Czy wierzyciel musi spełnić określone warunki, aby otrzymać od dłużnika rekompensatę?

Absolutnie nie! Tak jak wspomniałem wcześniej, jeśli wierzyciel uzyska prawo do naliczenia odsetek (czyli dłużnik spóźni się z zapłatą chociaż jeden dzień), ma on prawo żądać zapłaty rekompensaty za odzyskiwanie należności.

Powstanie roszczenia o stałą kwotę rekompensaty kosztów odzyskania należności w żaden sposób nie jest uwarunkowane powstaniem jakiegokolwiek uszczerbku po stronie wierzyciela w związku z brakiem zapłaty w terminie. Celem tej stałej opłaty nie jest pokrycie kosztów, jakie wierzyciel poniósł w związku z dochodzeniem należności z konkretnej umowy. Celem tym jest kwota zryczałtowanych wydatków, jakie wierzyciel zazwyczaj ponosi w związku z dochodzeniem takich należności. Ma to zmusić dłużników do regulowania swoich należności w terminie.

Warto wiedzieć, że kwota rekompensaty należy się od każdej transakcji handlowej. Oznacza to, że jeśli wystawiliśmy trzy faktury i dłużnik opóźnia się z zapłatą w przypadku każdej z nich, to możemy doliczyć kwotę rekompensaty od każdej - bez dodatkowego wezwania dłużnika.

Ile wynosi kwota rekompensaty?

Wszystko zależy od kwoty, z zapłatą której opóźnia się dłużnik. Ustawa wskazuje trzy progi związane z dochodzoną kwotą:

1) 40 euro – gdy wartość świadczenia pieniężnego nie przekracza 5000 złotych;

2) 70 euro – gdy wartość świadczenia pieniężnego jest wyższa niż 5000 złotych, ale niższa niż 50 000 złotych;

3) 100 euro – gdy wartość świadczenia pieniężnego jest równa lub wyższa od 50 000 złotych.
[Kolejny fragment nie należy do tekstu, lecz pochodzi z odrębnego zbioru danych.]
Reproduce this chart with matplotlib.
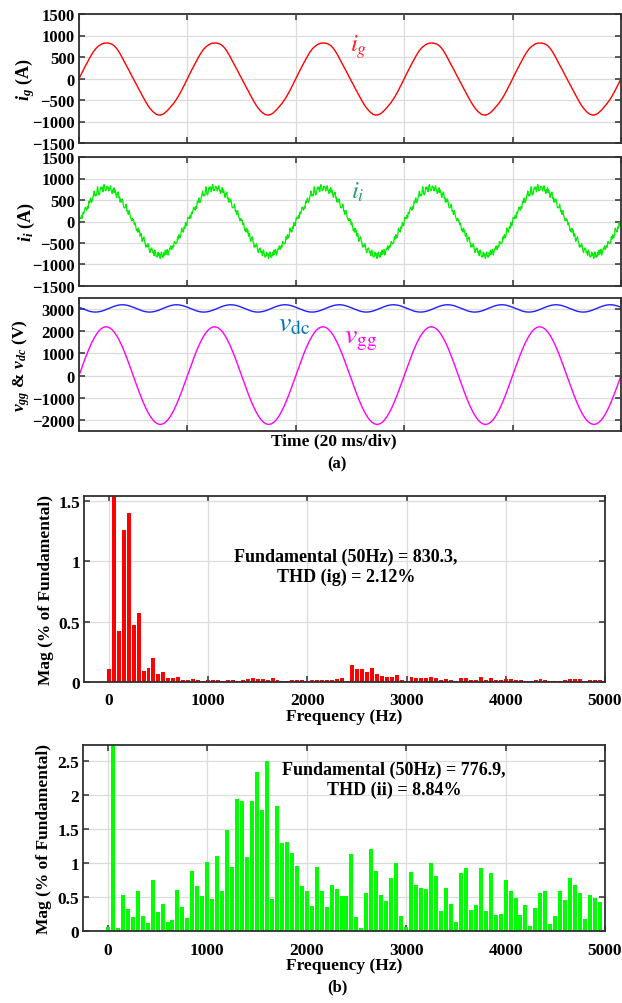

Równowartość jednej z powyższych kwot przelicza się na polskie złote, mnożąc jedną z kwot, np. 40 euro, przez średni kurs euro ogłoszony przez Narodowy Bank Polski ostatniego dnia roboczego miesiąca poprzedzającego miesiąc, w którym dług się wymagalny. Np. jeśli nasz dług stał się wymagalny - czyli mogliśmy skutecznie żądać zapłaty od dłużnika - w dniu 5 maja, to będziemy brali pod uwagę kurs euro z dnia 30 kwietnia.

Co bardzo ważne, jeśli okaże się, że równowartość 40, 70 lub 100 euro jest niższa, niż koszty faktycznie poniesione przez wierzyciela przy odzyskiwaniu swoich należności, może on dodatkowo domagać się kwoty uzupełniającej, która pokryje jego wydatki.

Podsumowując: stała kwota pieniężna stanowiąca rekompensatę kosztów odzyskania należności (40, 70 lub 100 euro), należy się wierzycielowi od dłużnika bez dodatkowego wezwania. Przysługuje ona już w momencie gdy dłużnik opóźnia się z zapłatą wynagrodzenia z transakcji handlowej. Żądając rekompensaty, wierzyciel nie musi w żaden sposób wykazywać, iż poniósł jakiekolwiek koszty w związku z brakiem zapłaty w terminie Działa to automatycznie.